I can’t take credit for compiling this list, nor can I verify whether any of the following was said by any of the following individuals.  But it’s still funny…
     ·        New Orleans Saints RB George Rogers when asked about the upcoming season: "I want to rush for 1,000 or 1,500 yards, whichever comes first."
     ·        Upon hearing Joe Jacoby of the Redskins say, "I'd run over my own mother to win the Super Bowl,” Matt Millen of the Raiders said: "To win, I'd run over Joe's Mom, too."
     ·        Football commentator and former player Joe Theismann in 1996: "Nobody in football should be called a genius. A genius is a guy like Norman Einstein."
     ·        Senior basketball player at the University of Pittsburgh: "I'm going to graduate on time, no matter how long it takes."
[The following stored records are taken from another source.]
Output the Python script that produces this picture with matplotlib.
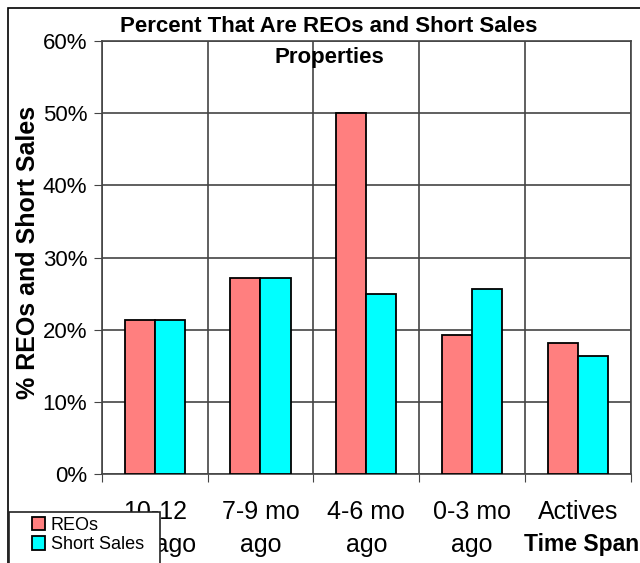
import matplotlib.pyplot as plt
import matplotlib.patches as patches
import matplotlib.transforms as mtransforms
import numpy as np

plt.rcParams['font.family'] = ['Liberation Sans', 'DejaVu Sans']

# data
categories = ["10-12", "7-9 mo", "4-6 mo", "0-3 mo", "Actives"]
second_line = ["mo ago", "ago", "ago", "ago", ""]
reos = [21.4, 27.1, 50.0, 19.2, 18.2]
short_sales = [21.4, 27.1, 24.9, 25.7, 16.4]

fig = plt.figure(figsize=(6.4, 5.63), dpi=100)
ax = fig.add_axes([101.7/640, 1-474/563, (631-101.7)/640, (474-41)/563])

x = np.arange(len(categories))
w = 0.284
ax.bar(x - w/2, reos, w, color="#FF7F7F", edgecolor="black", linewidth=1.3, label="REOs", zorder=3)
ax.bar(x + w/2, short_sales, w, color="#00FFFF", edgecolor="black", linewidth=1.3, label="Short Sales", zorder=3)

ax.set_xlim(-0.5, len(categories) - 0.5)
ax.set_ylim(0, 60)
ax.set_yticks(np.arange(0, 61, 10))
ax.set_yticklabels(["{}%".format(v) for v in range(0, 61, 10)], fontsize=16)
ax.yaxis.grid(True, color="#444444", linewidth=1.2, zorder=0)

# vertical lines at category boundaries, ticks there as well
bounds = np.arange(-0.5, len(categories), 1.0)
for b in bounds:
    ax.axvline(b, color="#444444", linewidth=1.2, zorder=0)
ax.set_xticks(bounds)
ax.set_xticklabels([""] * len(bounds))
ax.tick_params(axis="x", length=6, color="#444444")
ax.tick_params(axis="y", length=6, color="#444444", pad=4.5)
for s in ax.spines.values():
    s.set_color("#444444")
    s.set_linewidth(1.2)

# two-line category labels
trans = mtransforms.blended_transform_factory(ax.transData, fig.transFigure)
for i in range(len(categories)):
    ax.text(x[i], 1-512/563, categories[i], transform=trans, ha="center", va="center", fontsize=18)
    ax.text(x[i], 1-545/563, second_line[i], transform=trans, ha="center", va="center", fontsize=18)

fig.text(329/640, 1-27/563, "Percent That Are REOs and Short Sales", ha="center", va="center",
         fontsize=16, fontweight="bold")
fig.text(329/640, 1-58/563, "Properties", ha="center", va="center", fontsize=16, fontweight="bold")
fig.text(28/640, 1-252/563, "% REOs and Short Sales", rotation=90, ha="center", va="center",
         fontsize=18, fontweight="bold")
fig.text(639/640, 1-545/563, "Time Span", ha="right", va="center", fontsize=16.5, fontweight="bold")

# outer chart border (cut off at right and bottom)
fig.patches.append(patches.Rectangle((8/640, -0.1), 1.2, 1.1 - 8/563, transform=fig.transFigure,
                                     fill=False, edgecolor="black", linewidth=1.2))

# legend box, running off the bottom edge like the reference
fig.patches.append(patches.Rectangle((9/640, -0.05), (160-9)/640, 0.05 + 1-512/563,
                                     transform=fig.transFigure, facecolor="white",
                                     edgecolor="#222222", linewidth=1.2, zorder=4))
leg = fig.legend(loc="upper left", bbox_to_anchor=(28/640, 1-513/563), fontsize=13,
                 frameon=False, borderaxespad=0,
                 handlelength=0.75, handleheight=0.75, handletextpad=0.3, labelspacing=0.15,
                 borderpad=0.2)
leg.set_zorder(5)

fig.savefig("out.png", dpi=100)
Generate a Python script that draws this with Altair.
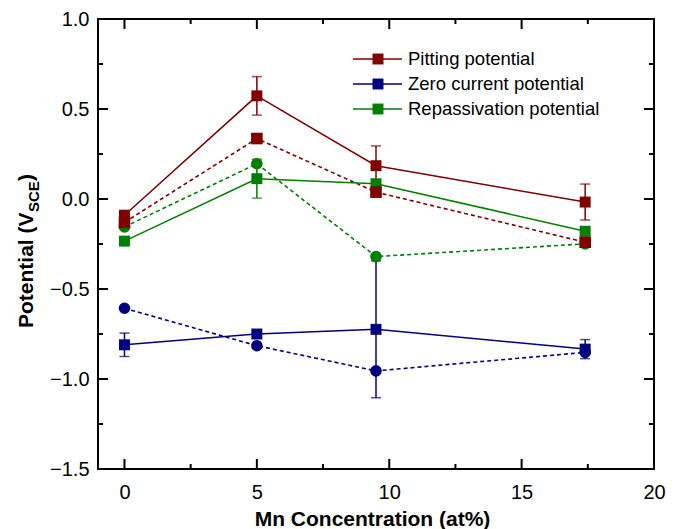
import altair as alt
import pandas as pd

# ---------------- data ----------------
x_vals = [0, 5, 9.5, 17.4]
series_names = ["Pitting potential", "Zero current potential", "Repassivation potential"]
series_colors = ["#800000", "#000080", "#008000"]
dash_shapes = ["square", "circle", "circle"]

pit_solid = [-0.09, 0.573, 0.185, -0.017]
pit_solid_err = [0.0, 0.107, 0.11, 0.10]
pit_dash = [-0.13, 0.336, 0.038, -0.24]

zero_solid = [-0.81, -0.75, -0.724, -0.834]
zero_solid_err = [0.065, 0.0, 0.38, 0.053]
zero_dash = [-0.607, -0.815, -0.955, -0.852]

rep_solid = [-0.234, 0.113, 0.085, -0.179]
rep_solid_err = [0.0, 0.108, 0.0, 0.0]
rep_dash = [-0.155, 0.196, -0.32, -0.249]

x_major = [0, 5, 10, 15, 20]
x_minor = [2.5, 7.5, 12.5, 17.5]
y_major = [1.0, 0.5, 0.0, -0.5, -1.0, -1.5]
y_minor = [0.75, 0.25, -0.25, -0.75, -1.25]

x_title = "Mn Concentration (at%)"
y_title_main = "Potential (V"
y_title_sub = "SCE"
y_title_end = ")"

# ---------------- tables ----------------
solid_sets = [pit_solid, zero_solid, rep_solid]
err_sets = [pit_solid_err, zero_solid_err, rep_solid_err]
dash_sets = [pit_dash, zero_dash, rep_dash]

solid_rows, dash_rows = [], []
for name, ys, es, ds, shp in zip(series_names, solid_sets, err_sets, dash_sets, dash_shapes):
    for x, y, e, d in zip(x_vals, ys, es, ds):
        solid_rows.append({"series": name, "x": x, "y": y, "err": e, "lo": y - e, "hi": y + e})
        dash_rows.append({"series": name, "x": x, "y": d, "shape": shp})
solid_df = pd.DataFrame(solid_rows)
dash_df = pd.DataFrame(dash_rows)
err_df = solid_df[solid_df["err"] > 0]
dash_df_draw = pd.concat([dash_df[dash_df.series == series_names[2]],
                          dash_df[dash_df.series == series_names[1]],
                          dash_df[dash_df.series == series_names[0]]])

FONT = "Liberation Sans"
W, H = 556, 450

xs = alt.Scale(domain=[-1, 20], nice=False, zero=False)
ys_ = alt.Scale(domain=[-1.5, 1.0], nice=False, zero=False)
x_axis = alt.Axis(values=x_major, format="d", title=x_title, labelPadding=13, labelFlush=False,
                  labelOverlap=False, titleFont=FONT, titleFontSize=21, titleFontWeight="bold",
                  titleY=56, titleX=274, titleBaseline="alphabetic", titleAlign="center")
y_axis = alt.Axis(values=y_major, title=None, labelPadding=9, labelOverlap=False,
                  labelExpr="replace(format(datum.value, '.1f'), '-', '\u2212')")
color = alt.Color("series:N", scale=alt.Scale(domain=series_names, range=series_colors), legend=None)


def X(field="x"):
    return alt.X(f"{field}:Q", scale=xs, axis=x_axis)


def Y(field="y"):
    return alt.Y(f"{field}:Q", scale=ys_, axis=y_axis)


solid_lines = alt.Chart(solid_df).mark_line(strokeWidth=1.5).encode(x=X(), y=Y(), color=color, detail="series:N")
dash_lines = alt.Chart(dash_df).mark_line(strokeWidth=1.6, strokeDash=[4, 3]).encode(
    x=X(), y=Y(), color=color, detail="series:N")

err_rules = alt.Chart(err_df).mark_rule(strokeWidth=1.5).encode(x=X(), y=Y("lo"), y2="hi:Q", color=color)
cap_lo = alt.Chart(err_df).mark_tick(orient="horizontal", size=10, thickness=1.5).encode(
    x=X(), y=Y("lo"), color=color)
cap_hi = alt.Chart(err_df).mark_tick(orient="horizontal", size=10, thickness=1.5).encode(
    x=X(), y=Y("hi"), color=color)

solid_pts = alt.Chart(solid_df).mark_point(shape="square", filled=True, size=120, opacity=1).encode(
    x=X(), y=Y(), color=color)
dash_pts = alt.Chart(dash_df_draw).mark_point(filled=True, size=135, opacity=1).encode(
    x=X(), y=Y(), color=color, shape=alt.Shape("shape:N", scale=None))

# inward ticks on all four sides
tick_layers = []
for vals, ln in [(x_major, 10), (x_minor, 5)]:
    d = pd.DataFrame({"x": vals})
    tick_layers.append(alt.Chart(d).mark_rule(color="black", strokeWidth=2).encode(
        x=X(), y=alt.value(H - ln), y2=alt.value(H)))
    tick_layers.append(alt.Chart(d).mark_rule(color="black", strokeWidth=2).encode(
        x=X(), y=alt.value(0), y2=alt.value(ln)))
for vals, ln in [(y_major, 10), (y_minor, 5)]:
    d = pd.DataFrame({"y": vals})
    tick_layers.append(alt.Chart(d).mark_rule(color="black", strokeWidth=2).encode(
        y=Y(), x=alt.value(0), x2=alt.value(ln)))
    tick_layers.append(alt.Chart(d).mark_rule(color="black", strokeWidth=2).encode(
        y=Y(), x=alt.value(W - ln), x2=alt.value(W)))

one = pd.DataFrame({"a": [0]})
# y title with subscript
t_main = alt.Chart(one).mark_text(angle=270, align="left", baseline="alphabetic", font=FONT,
                                  fontSize=21, fontWeight="bold", color="black").encode(
    x=alt.value(-65), y=alt.value(309), text=alt.value(y_title_main))
t_sub = alt.Chart(one).mark_text(angle=270, align="left", baseline="alphabetic", font=FONT,
                                 fontSize=15, fontWeight="bold", color="black").encode(
    x=alt.value(-59), y=alt.value(193), text=alt.value(y_title_sub))
t_end = alt.Chart(one).mark_text(angle=270, align="left", baseline="alphabetic", font=FONT,
                                 fontSize=21, fontWeight="bold", color="black").encode(
    x=alt.value(-65), y=alt.value(162), text=alt.value(y_title_end))

# legend
legend_layers = []
legend_rows = [40, 65, 90]
for name, col, ry in zip(series_names, series_colors, legend_rows):
    legend_layers.append(alt.Chart(one).mark_rule(color=col, strokeWidth=1.5).encode(
        x=alt.value(255), x2=alt.value(304), y=alt.value(ry)))
    legend_layers.append(alt.Chart(one).mark_point(shape="square", filled=True, size=120,
                                                   opacity=1, color=col).encode(
        x=alt.value(280), y=alt.value(ry)))
    legend_layers.append(alt.Chart(one).mark_text(align="left", baseline="middle", font=FONT,
                                                  fontSize=18.5, color="black").encode(
        x=alt.value(310), y=alt.value(ry), text=alt.value(name)))

chart = alt.layer(
    dash_lines, solid_lines, err_rules, cap_lo, cap_hi, solid_pts, dash_pts,
    *tick_layers, t_main, t_sub, t_end, *legend_layers
).properties(
    width=W, height=H,
    autosize=alt.AutoSizeParams(type="none"),
    padding={"left": 98, "top": 19, "right": 27, "bottom": 60},
    background="white",
).configure_view(
    stroke="black", strokeWidth=2
).configure_axis(
    grid=False, domain=False, ticks=False, tickSize=0,
    labelFont=FONT, labelFontSize=20, labelColor="black", titleColor="black"
)

chart.save("out.html", embed_options={"renderer": "svg", "actions": False})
     ·        Bill Peterson, a Florida  State football coach: "You guys line up alphabetically by height."  And "You guys pair up in groups of three, then line up in a circle."
     ·        Boxing promoter Dan Duva on Mike Tyson again hooking up with promoter Don King: "Why would anyone expect him to come out smarter?  He went to prison for three years, not Princeton."
     ·        Stu Grimson, Chicago Blackhawks left wing, explaining why he keeps a color photo of himself above his locker: "That's so when I forget how to spell my name, I can still find my clothes."
     ·        Shaquille O'Neal on whether he had visited the Parthenon during his visit to Greece: "I can't really remember the names of the clubs that we went to."
     ·        Shaquille O'Neal, in 1994, on his lack of championships: "I've won at every level, except college and pro."
     ·        Lou Duva, veteran boxing trainer, on the Spartan training regimen of heavyweight Andrew Golota: "He's a guy who gets up at six o'clock in the morning regardless of what time it is."
     ·        Pat Williams, Orlando Magic general manager, on his team's 7-27 record in 1992:  "We can't win at home.  We can't win on the road.  As general manager, I just can't figure out where else to play."
     ·        Chuck Nevitt, North   Carolina State basketball player, explaining to Coach Jim Valvano why he appeared nervous at practice: "My sister's expecting a baby, and I don't know if I'm going to be an uncle or an aunt."
     ·        Steve Spurrier, Florida football coach, telling Gator fans that a fire at Auburn's football dorm had destroyed 20 books:  "But the real tragedy was that 15 hadn't been colored in yet."
     ·        Jim Finks, New Orleans Saints General Manager, when asked after a loss what he thought of the refs:  "I'm not allowed to comment on lousy, no-good officiating."
     ·        Alan Kulwicki, stock car racer, on racing Saturday nights as opposed to Sunday afternoons: "It's basically the same, only darker."
     ·        Frank Layden, Utah Jazz president, on a former player: "I told him, 'Son, what is it with you?  Is it ignorance or apathy?'  He said, 'Coach, I don't know and I don't care."
     ·        Torri Polk, University  of Houston receiver, on his coach, John Jenkins:  "He treats us like men.  He lets us wear earrings."
     ·        Shelby Metcalf, basketball coach at Texas A&M, recounting what he told a player who received four F's and one D:  "Son, it looks to me like you're spending too much time on one subject."
·        And the gem: then Houston Oiler coach Bum Phillips when asked by Bob Costas why he takes his wife on all road trips, Phillips responded: "Because she is too damn ugly to kiss good-bye."